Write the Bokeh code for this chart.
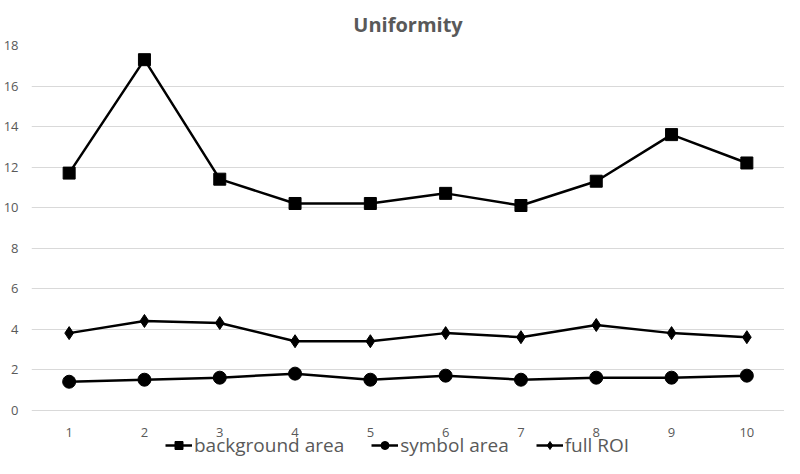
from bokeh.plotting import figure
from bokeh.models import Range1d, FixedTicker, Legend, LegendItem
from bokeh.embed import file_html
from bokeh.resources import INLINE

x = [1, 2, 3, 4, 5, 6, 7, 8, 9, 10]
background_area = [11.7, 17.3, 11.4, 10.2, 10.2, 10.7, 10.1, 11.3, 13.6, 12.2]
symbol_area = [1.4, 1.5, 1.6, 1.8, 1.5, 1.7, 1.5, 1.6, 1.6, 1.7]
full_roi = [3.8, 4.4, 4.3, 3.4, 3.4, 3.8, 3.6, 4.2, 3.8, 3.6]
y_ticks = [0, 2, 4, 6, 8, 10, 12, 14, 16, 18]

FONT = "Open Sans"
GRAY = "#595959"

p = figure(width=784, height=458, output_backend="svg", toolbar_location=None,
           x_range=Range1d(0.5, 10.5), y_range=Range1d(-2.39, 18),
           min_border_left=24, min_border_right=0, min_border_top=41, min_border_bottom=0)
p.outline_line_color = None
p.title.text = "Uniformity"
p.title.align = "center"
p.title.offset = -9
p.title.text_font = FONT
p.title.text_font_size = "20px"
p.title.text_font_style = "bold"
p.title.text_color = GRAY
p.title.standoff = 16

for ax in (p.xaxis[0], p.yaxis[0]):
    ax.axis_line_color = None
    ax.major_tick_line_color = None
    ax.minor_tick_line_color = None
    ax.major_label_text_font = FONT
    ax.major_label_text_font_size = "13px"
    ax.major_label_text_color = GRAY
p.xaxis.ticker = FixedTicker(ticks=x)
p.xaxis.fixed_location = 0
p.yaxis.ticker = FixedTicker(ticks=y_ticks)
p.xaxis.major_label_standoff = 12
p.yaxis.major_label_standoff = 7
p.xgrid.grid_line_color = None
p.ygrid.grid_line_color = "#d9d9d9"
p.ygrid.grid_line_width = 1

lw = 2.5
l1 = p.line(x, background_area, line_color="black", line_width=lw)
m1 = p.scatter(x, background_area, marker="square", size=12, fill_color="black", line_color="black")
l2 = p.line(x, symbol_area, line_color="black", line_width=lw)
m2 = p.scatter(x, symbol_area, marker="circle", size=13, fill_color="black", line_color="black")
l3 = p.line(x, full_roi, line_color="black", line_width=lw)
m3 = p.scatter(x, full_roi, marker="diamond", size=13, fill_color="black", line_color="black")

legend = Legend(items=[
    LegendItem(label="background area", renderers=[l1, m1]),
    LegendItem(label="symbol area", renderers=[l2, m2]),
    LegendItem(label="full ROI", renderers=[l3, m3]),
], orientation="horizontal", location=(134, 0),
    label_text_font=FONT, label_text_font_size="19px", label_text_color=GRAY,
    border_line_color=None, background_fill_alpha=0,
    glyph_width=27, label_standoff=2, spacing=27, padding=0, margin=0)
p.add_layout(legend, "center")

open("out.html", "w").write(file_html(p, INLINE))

------------------------

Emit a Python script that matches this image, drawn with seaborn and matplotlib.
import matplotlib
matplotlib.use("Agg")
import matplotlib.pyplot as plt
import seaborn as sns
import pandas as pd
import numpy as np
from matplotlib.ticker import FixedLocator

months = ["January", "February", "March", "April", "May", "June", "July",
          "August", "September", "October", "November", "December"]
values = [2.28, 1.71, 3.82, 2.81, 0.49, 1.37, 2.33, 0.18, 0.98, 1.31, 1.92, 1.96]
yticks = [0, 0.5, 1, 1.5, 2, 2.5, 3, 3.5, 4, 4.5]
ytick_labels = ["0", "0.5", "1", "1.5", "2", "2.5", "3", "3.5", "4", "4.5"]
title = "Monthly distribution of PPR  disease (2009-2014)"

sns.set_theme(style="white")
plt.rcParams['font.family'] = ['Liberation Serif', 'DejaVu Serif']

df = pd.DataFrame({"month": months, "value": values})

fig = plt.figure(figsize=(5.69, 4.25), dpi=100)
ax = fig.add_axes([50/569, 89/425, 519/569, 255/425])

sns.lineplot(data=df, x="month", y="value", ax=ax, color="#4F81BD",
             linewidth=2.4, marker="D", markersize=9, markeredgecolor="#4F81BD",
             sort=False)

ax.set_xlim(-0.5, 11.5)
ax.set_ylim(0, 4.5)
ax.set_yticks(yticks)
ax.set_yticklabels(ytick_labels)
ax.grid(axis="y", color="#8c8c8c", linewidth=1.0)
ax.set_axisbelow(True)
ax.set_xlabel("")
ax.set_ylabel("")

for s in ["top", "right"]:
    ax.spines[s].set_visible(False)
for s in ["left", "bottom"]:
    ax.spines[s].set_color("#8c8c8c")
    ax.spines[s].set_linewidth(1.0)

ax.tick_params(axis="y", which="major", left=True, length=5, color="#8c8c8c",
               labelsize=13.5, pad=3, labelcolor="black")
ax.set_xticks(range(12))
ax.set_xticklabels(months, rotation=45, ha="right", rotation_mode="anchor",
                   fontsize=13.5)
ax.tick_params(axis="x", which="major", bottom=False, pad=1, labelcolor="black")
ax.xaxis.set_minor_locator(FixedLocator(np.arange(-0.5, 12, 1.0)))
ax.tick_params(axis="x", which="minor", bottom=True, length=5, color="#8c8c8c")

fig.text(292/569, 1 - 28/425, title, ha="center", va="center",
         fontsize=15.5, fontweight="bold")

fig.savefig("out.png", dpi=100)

------------------------

» **STATED EXERCISE**
Pictures excluded, retype exactly the lines running from the one with "Write the Bokeh code for this chart." through the one with "p.title.standoff = 16". Include both end lines and nothing more.

» **RESULT FOR THIS TASK**
Write the Bokeh code for this chart.
from bokeh.plotting import figure
from bokeh.models import Range1d, FixedTicker, Legend, LegendItem
from bokeh.embed import file_html
from bokeh.resources import INLINE

x = [1, 2, 3, 4, 5, 6, 7, 8, 9, 10]
background_area = [11.7, 17.3, 11.4, 10.2, 10.2, 10.7, 10.1, 11.3, 13.6, 12.2]
symbol_area = [1.4, 1.5, 1.6, 1.8, 1.5, 1.7, 1.5, 1.6, 1.6, 1.7]
full_roi = [3.8, 4.4, 4.3, 3.4, 3.4, 3.8, 3.6, 4.2, 3.8, 3.6]
y_ticks = [0, 2, 4, 6, 8, 10, 12, 14, 16, 18]

FONT = "Open Sans"
GRAY = "#595959"

p = figure(width=784, height=458, output_backend="svg", toolbar_location=None,
           x_range=Range1d(0.5, 10.5), y_range=Range1d(-2.39, 18),
           min_border_left=24, min_border_right=0, min_border_top=41, min_border_bottom=0)
p.outline_line_color = None
p.title.text = "Uniformity"
p.title.align = "center"
p.title.offset = -9
p.title.text_font = FONT
p.title.text_font_size = "20px"
p.title.text_font_style = "bold"
p.title.text_color = GRAY
p.title.standoff = 16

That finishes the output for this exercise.